Giving Compass' Take:

• Emily Widra at Prison Policy Initiative highlights research that shows the high rates of urban incarceration and the underlying reasons behind these findings. 

• The researchers point out that cities and towns have multiple factors that impact incarceration rates, (i.e., poverty, quality of social services, police departments, etc.) How can donors become involved at the local level to curb the number of individuals incarcerated in urban centers? 

• Look back at the state of mass incarceration in 2018. 


How has mass incarceration impacted the city you live in? This question frequently drives our readers to ask about the incarceration rates of specific cities. Because of the decentralized nature of criminal justice data, drilling down to the city level is difficult-to-impossible, but now you can calculate the prison incarceration rate of a city’s surrounding county using the Vera Institute’s Incarceration Trends Database.

Using that tool, I calculated the incarceration rates of the most populous counties in 39 states (all those where data was available) – and uncovered a few surprises.

With many large cities currently making criminal justice reform a priority – and with the highest rates of incarceration now in small cities and towns – you might expect large cities to be less punitive than the states they belong to. But 14 counties I evaluated (such as Philadelphia County and Los Angeles County) still have disproportionately high prison incarceration rates compared to the rest of their states.

So why do most of these counties differ significantly from the states they’re located in when it comes to incarceration?

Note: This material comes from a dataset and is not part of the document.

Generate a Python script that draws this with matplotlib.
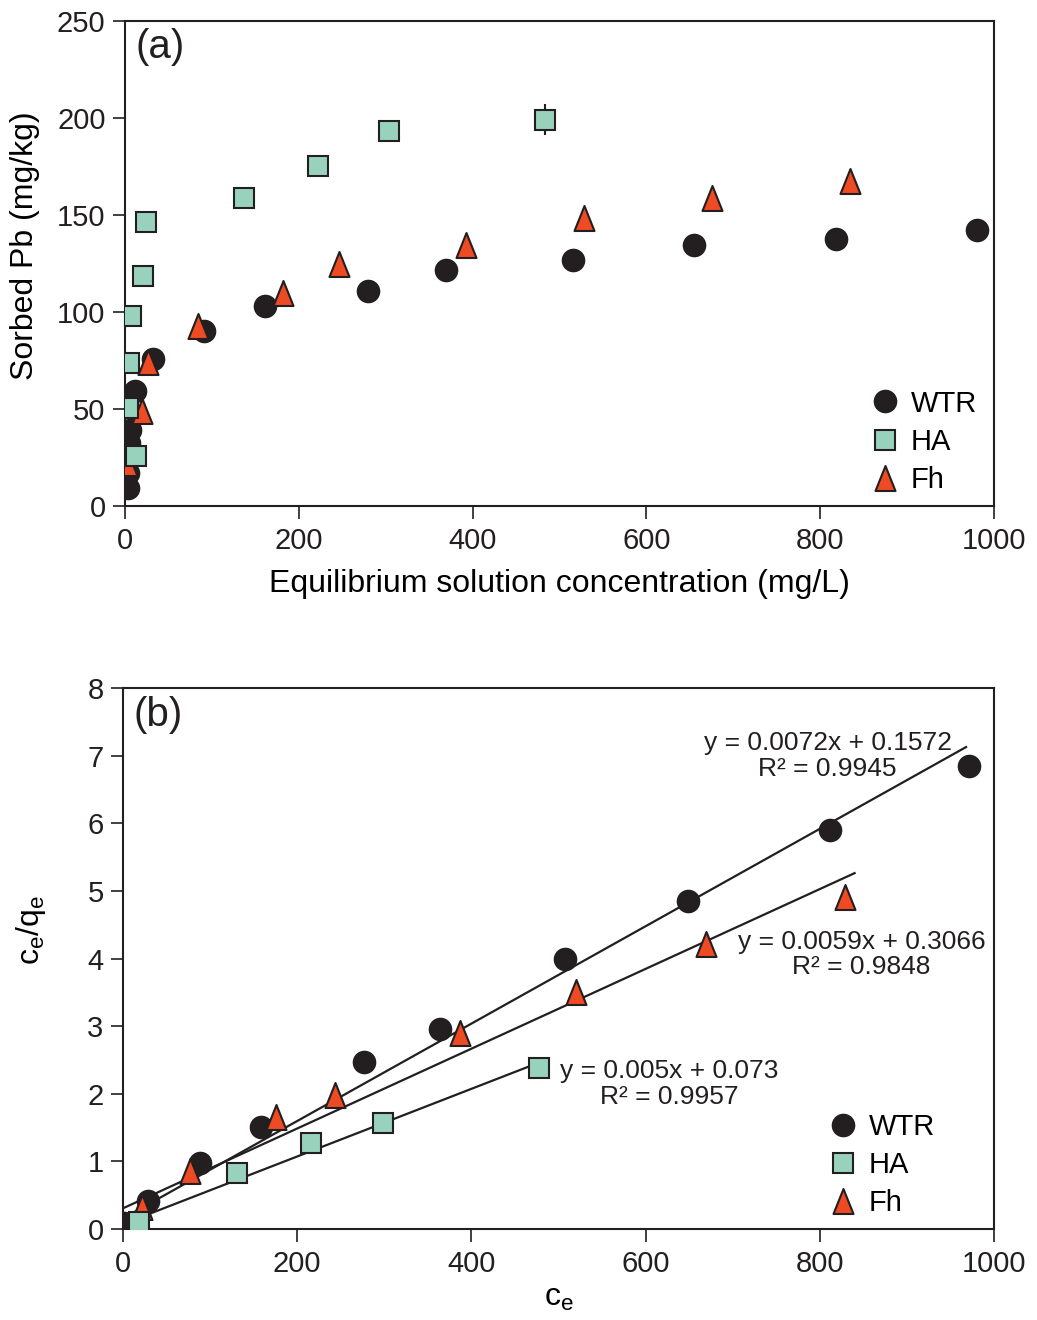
import matplotlib
matplotlib.use("Agg")
import matplotlib.pyplot as plt
import numpy as np
from matplotlib.path import Path

plt.rcParams['font.family'] = ['Liberation Sans', 'DejaVu Sans']
plt.rcParams['mathtext.default'] = 'regular'

# ---------------- Panel (a) data: sorption isotherms ----------------
wtr_ce = [980, 818, 655, 516, 369, 280, 161, 91, 32, 11.5, 5.8, 4.6, 3.5, 3.5]
wtr_q = [142.3, 137.6, 134.5, 126.8, 121.6, 110.8, 103.1, 90.2, 75.8, 59.3, 39.2, 32.5, 17.0, 9.3]

ha_ce = [483, 304, 222, 137, 24, 20.7, 7, 4.6, 3.5, 12.7]
ha_q = [199, 193.3, 175.3, 158.8, 146.4, 118.6, 97.9, 73.7, 50.5, 25.8]
ha_err = [8, 0, 0, 0, 0, 0, 0, 0, 0, 0]

fh_ce = [834, 675, 528, 392, 246, 182, 84, 26, 19.5, 2]
fh_q = [167.5, 158.8, 148.5, 134.5, 124.7, 109.8, 92.8, 74.2, 49, 22]

# ---------------- Panel (b) data: Langmuir linearisation ----------------
wtr_ce_b = [971, 812, 649, 507, 364, 277, 158, 88, 29, 1]
wtr_r_b = [6.85, 5.90, 4.85, 3.99, 2.96, 2.47, 1.51, 0.98, 0.41, 0.09]

ha_ce_b = [478, 298, 216, 131, 18]
ha_r_b = [2.38, 1.57, 1.27, 0.83, 0.10]

fh_ce_b = [829, 669, 520, 387, 243, 176, 77, 22]
fh_r_b = [4.91, 4.22, 3.51, 2.90, 1.98, 1.66, 0.86, 0.32]

# Fitted lines (slope, intercept, x-extent, label text, text position)
fits = {
    'WTR': (0.0072, 0.1572, 968, "y = 0.0072x + 0.1572\nR\u00b2 = 0.9945", (809, 7.0)),
    'Fh': (0.0059, 0.3066, 840, "y = 0.0059x + 0.3066\nR\u00b2 = 0.9848", (848, 4.06)),
    'HA': (0.005, 0.073, 478, "y = 0.005x + 0.073\nR\u00b2 = 0.9957", (627, 2.15)),
}

dark = '#231f20'
teal = '#99d2bc'
red = '#ee4a23'
tri = Path([(-0.8, -1.0), (0.8, -1.0), (0.0, 1.0), (-0.8, -1.0)],
           [Path.MOVETO, Path.LINETO, Path.LINETO, Path.CLOSEPOLY])

fig = plt.figure(figsize=(10.37, 13.2), dpi=100)
ax1 = fig.add_axes([0.1205, 0.6167, 0.838, 0.3674])
ax2 = fig.add_axes([0.1186, 0.0689, 0.8399, 0.4099])

tick_fs = 21
lab_fs = 23

def style(ax):
    for s in ax.spines.values():
        s.set_linewidth(1.5)
        s.set_color(dark)
    ax.tick_params(direction='out', length=9, width=1.2, colors=dark,
                   labelsize=tick_fs, labelcolor='#231f20')
    ax.tick_params(axis='x', pad=6)
    ax.tick_params(axis='y', pad=5)

mk = dict(linestyle='none', markeredgecolor=dark, markeredgewidth=1.5)

# ---- Panel (a)
ax1.plot(wtr_ce, wtr_q, marker='o', markersize=15.5, markerfacecolor=dark, label='WTR', zorder=3, **mk)
ax1.errorbar(ha_ce, ha_q, yerr=ha_err, fmt='none', ecolor=dark, elinewidth=1.5, capsize=0, zorder=2)
ax1.plot(ha_ce, ha_q, marker='s', markersize=14.5, markerfacecolor=teal, label='HA', zorder=4, **mk)
ax1.plot(fh_ce, fh_q, marker=tri, markersize=18, markerfacecolor=red, label='Fh', zorder=3.5, **mk)
ax1.set_xlim(0, 1000)
ax1.set_ylim(0, 250)
ax1.set_xticks([0, 200, 400, 600, 800, 1000])
ax1.set_yticks([0, 50, 100, 150, 200, 250])
style(ax1)
ax1.set_xlabel('Equilibrium solution concentration (mg/L)', fontsize=lab_fs, labelpad=10)
ax1.set_ylabel('Sorbed Pb (mg/kg)', fontsize=lab_fs)
ax1.yaxis.set_label_coords(-0.098, 0.536)
ax1.text(0.012, 0.985, '(a)', transform=ax1.transAxes, fontsize=29, va='top', ha='left', color=dark)
ax1.legend(loc='upper left', bbox_to_anchor=(0.8575, 0.24), frameon=False, fontsize=21,
           handlelength=1.0, handletextpad=0.4, labelspacing=0.35, borderpad=0, borderaxespad=0)

# ---- Panel (b)
for key in ['WTR', 'Fh', 'HA']:
    m, b, xe, txt, pos = fits[key]
    xs = np.array([0, xe])
    ax2.plot(xs, m * xs + b, color=dark, linewidth=1.6, zorder=2)
    ax2.text(pos[0], pos[1], txt, fontsize=19, ha='center', va='center', color=dark,
             multialignment='center', linespacing=1.1)
ax2.plot(wtr_ce_b, wtr_r_b, marker='o', markersize=15.5, markerfacecolor=dark, label='WTR', zorder=3, **mk)
ax2.plot(ha_ce_b, ha_r_b, marker='s', markersize=14.5, markerfacecolor=teal, label='HA', zorder=4, **mk)
ax2.plot(fh_ce_b, fh_r_b, marker=tri, markersize=18, markerfacecolor=red, label='Fh', zorder=3.5, **mk)
ax2.set_xlim(0, 1000)
ax2.set_ylim(0, 8)
ax2.set_xticks([0, 200, 400, 600, 800, 1000])
ax2.set_yticks(range(0, 9))
style(ax2)
ax2.set_xlabel('$c_e$', fontsize=lab_fs, labelpad=4)
ax2.set_ylabel('$c_e/q_e$', fontsize=lab_fs)
ax2.yaxis.set_label_coords(-0.086, 0.553)
ax2.text(0.012, 0.985, '(b)', transform=ax2.transAxes, fontsize=29, va='top', ha='left', color=dark)
ax2.legend(loc='upper left', bbox_to_anchor=(0.8095, 0.215), frameon=False, fontsize=21,
           handlelength=1.0, handletextpad=0.4, labelspacing=0.35, borderpad=0, borderaxespad=0)

fig.savefig('out.png', dpi=100)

Clearly, local incarceration rates are impacted by much more than sentencing laws and other factors determined at the state level.

To state the obvious, cities and towns vary widely in their levels of poverty and in the quality of their social services (such as education, drug treatment and health care), both of which impact crime. But other factors matter too. Police departments and prosecutors differ in how aggressively they target crime, especially low-level crime. Cities and towns that invest in diversion programs for veterans, people with mental illness, and people with a substance use disorder may send fewer people to prison than areas without the same community services.